A year after the last American troops left Iraq, sectarian tensions are still raw in Iraq, where many lived through Shi'ite-against-Sunni bloodletting that killed tens of thousands a few years after the 2003 U.S.-led invasion.

Since the fall of the Sunni dictator Saddam Hussein a decade ago, many Iraqi Sunnis feel they have been sidelined by the Shi'ite leadership and believe Maliki is amassing power at their community's expense.

SUNNI FRUSTRATIONS

The protests erupted in late December when authorities arrested the bodyguards of the Sunni finance minister on terrorism charges, a move that many Sunnis saw as politically motivated. Officials say it is simply a judicial case.

Unrest has centered on the Sunni heartland of Anbar, a vast desert province that makes up a third of Iraq's territory and is populated mainly by Sunnis in towns along the Euphrates River.

Falluja, once the heart of al Qaeda's battle against American troops, suffered some of the worst urban fighting in the U.S.-led war and many there still harbor bitter memories.

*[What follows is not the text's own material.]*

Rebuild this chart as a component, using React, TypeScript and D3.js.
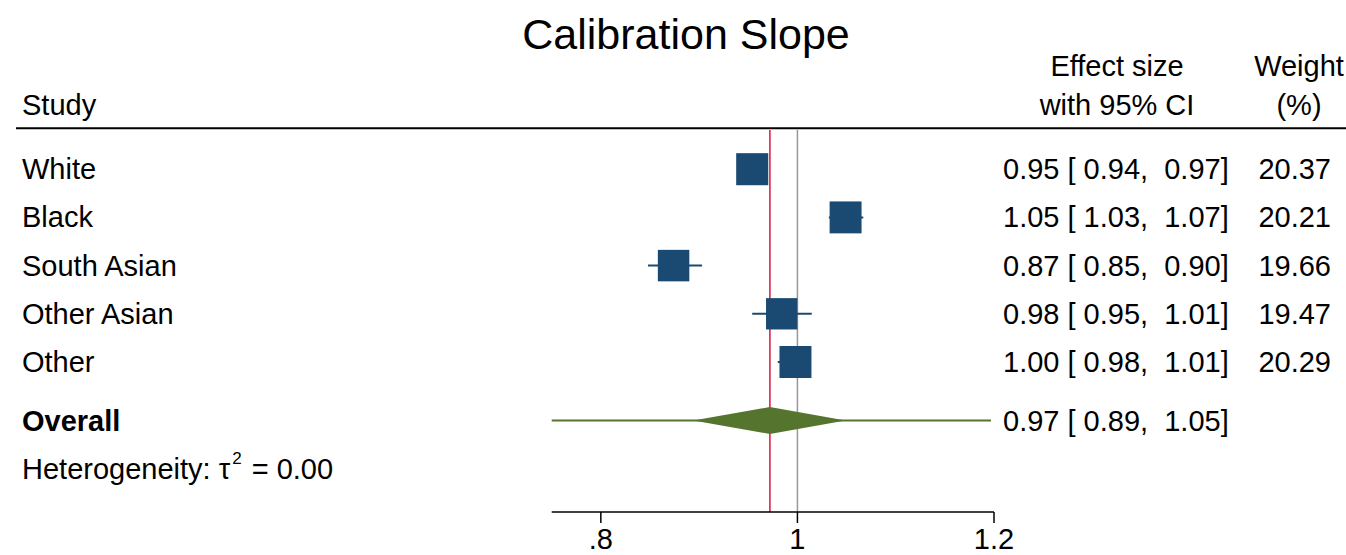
import React from "react";
import * as d3 from "d3";

// Subgroup calibration slopes with 95% confidence intervals
const studies = ["White", "Black", "South Asian", "Other Asian", "Other"];
const estimates = [0.954, 1.049, 0.874, 0.984, 0.998];
const lowerCI = [0.94, 1.032, 0.848, 0.954, 0.98];
const upperCI = [0.97, 1.067, 0.903, 1.0146, 1.012];
const weights = [20.37, 20.21, 19.66, 19.47, 20.29];

// Pooled estimate, its CI and the prediction interval
const overallEstimate = 0.972;
const overallCI = [0.894, 1.049];
const predictionInterval = [0.74, 1.197];
const tau2 = 0.0;

const xTicks = [0.8, 1, 1.2];
const xDomain = [0.75, 1.2];

const W = 1346;
const H = 555;
const FONT = "'Liberation Sans', Arial, Helvetica, sans-serif";
const FS = 29;

const BLUE = "#1a4a72";
const GREEN = "#55752f";
const RED = "#dc143c";

export default function App() {
  const x = d3.scaleLinear().domain(xDomain).range([551.7, 994]);
  const rowY = d3
    .scalePoint<string>()
    .domain(studies)
    .range([169.2, 362]);
  const overallY = 420.5;
  const hetY = 469;
  const axisY = 512;
  const refTop = 130;
  const side = d3.scaleSqrt().domain([0, 20.3]).range([0, 32]);

  const fmt = d3.format(".2f");
  const ciText = (e: number, l: number, u: number) =>
    `${fmt(e)} [ ${fmt(l)},  ${fmt(u)}]`;

  const clamp = (v: number) => Math.max(xDomain[0], Math.min(xDomain[1], v));

  const diamond = [
    [x(overallCI[0]), overallY],
    [x(overallEstimate), overallY - 13.5],
    [x(overallCI[1]), overallY],
    [x(overallEstimate), overallY + 13.5],
  ];

  const textCol = 1003;
  const weightRight = 1331;
  const pre = { whiteSpace: "pre" as const };

  return (
    <svg
      width={W}
      height={H}
      style={{ position: "absolute", left: 0, top: 0, background: "#fff" }}
      fontFamily={FONT}
    >
      <rect width={W} height={H} fill="#fff" />
      <text x={686} y={49} fontSize={43} textAnchor="middle" fill="#000">
        Calibration Slope
      </text>

      {/* column headers */}
      <text x={22} y={115} fontSize={FS}>Study</text>
      <text x={1117} y={76} fontSize={FS} textAnchor="middle">Effect size</text>
      <text x={1117} y={115} fontSize={FS} textAnchor="middle">with 95% CI</text>
      <text x={1299} y={76} fontSize={FS} textAnchor="middle">Weight</text>
      <text x={1299} y={115} fontSize={FS} textAnchor="middle">(%)</text>
      <line x1={16} x2={W} y1={128.3} y2={128.3} stroke="#000" strokeWidth={2} />

      {/* reference lines: no effect and pooled estimate */}
      <line x1={x(1)} x2={x(1)} y1={refTop} y2={axisY} stroke="#999" strokeWidth={1.5} />
      <line
        x1={x(overallEstimate)}
        x2={x(overallEstimate)}
        y1={refTop}
        y2={axisY}
        stroke={RED}
        strokeWidth={1.5}
      />

      {/* study rows */}
      {studies.map((s, i) => {
        const y = rowY(s)!;
        const sz = side(weights[i]);
        return (
          <g key={s}>
            <text x={22} y={y + 10} fontSize={FS}>{s}</text>
            <line
              x1={x(lowerCI[i])}
              x2={x(upperCI[i])}
              y1={y}
              y2={y}
              stroke={BLUE}
              strokeWidth={2}
            />
            <rect
              x={x(estimates[i]) - sz / 2}
              y={y - sz / 2}
              width={sz}
              height={sz}
              fill={BLUE}
            />
            <text x={textCol} y={y + 10} fontSize={FS} style={pre}>
              {ciText(estimates[i], lowerCI[i], upperCI[i])}
            </text>
            <text x={weightRight} y={y + 10} fontSize={FS} textAnchor="end">
              {fmt(weights[i])}
            </text>
          </g>
        );
      })}

      {/* overall */}
      <text x={22} y={overallY + 10} fontSize={FS} fontWeight="bold">Overall</text>
      <line
        x1={x(clamp(predictionInterval[0]))}
        x2={x(clamp(predictionInterval[1]))}
        y1={overallY}
        y2={overallY}
        stroke={GREEN}
        strokeWidth={2}
      />
      <polygon points={diamond.map((p) => p.join(",")).join(" ")} fill={GREEN} />
      <text x={textCol} y={overallY + 10} fontSize={FS} style={pre}>
        {ciText(overallEstimate, overallCI[0], overallCI[1])}
      </text>

      <text x={22} y={hetY + 10} fontSize={FS} style={pre}>
        {"Heterogeneity: τ"}
        <tspan fontSize={17} dx={2} dy={-15}>2</tspan>
        <tspan dx={2} dy={15}>{` = ${fmt(tau2)}`}</tspan>
      </text>

      {/* x axis */}
      <line x1={x(xDomain[0])} x2={x(xDomain[1])} y1={axisY} y2={axisY} stroke="#000" strokeWidth={1.5} />
      {xTicks.map((t) => (
        <g key={t}>
          <line x1={x(t)} x2={x(t)} y1={axisY} y2={axisY + 11} stroke="#000" strokeWidth={1.5} />
          <text x={x(t)} y={549} fontSize={FS} textAnchor="middle">
            {d3.format("~g")(t).replace(/^0\./, ".")}
          </text>
        </g>
      ))}
    </svg>
  );
}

Among the thousands of protesters in Falluja on Friday, some raised the old three-star Iraqi flag from the Saddam era and the black flag of al Qaeda's local wing, Islamic State of Iraq.

Sunni unrest has been accompanied by an uptick in violence from Sunni Islamist insurgents. Four suicide bombers have struck over the last week, including one in Falluja who targeted a Sunni lawmaker well known for his bitter opposition to al Qaeda.

The protests are evolving into a major political challenge for Maliki, whose fragile government, comprising Shi'ites, Sunnis and ethnic Kurds, has been deadlocked over how to share power almost since it was formed two years ago.

Authorities have released nearly 1,000 detainees in an effort to defuse the protests.

Moderate Sunni leaders are calling for modification of the anti-terrorism law, more control over a campaign against former members of Saddam's outlawed Baath party and the release of more detained prisoners under an amnesty law.

But more radical Islamist leaders and clerics call for Maliki's resignation and even for an autonomous Sunni Muslim region to be set up in Anbar.

The tensions are adding to Iraqi government worries that the war in neighboring Syria will upset Iraq's own delicate sectarian and ethnic balance.

Mainly Sunni rebels are fighting Syrian President Bashar al-Assad, whose ruling clan belongs to a minority offshoot of Shi'ite Islam. Hardline Iraqi Sunnis think the potential rise of a Sunni regime in Damascus after Assad will strengthen their own position in Baghdad.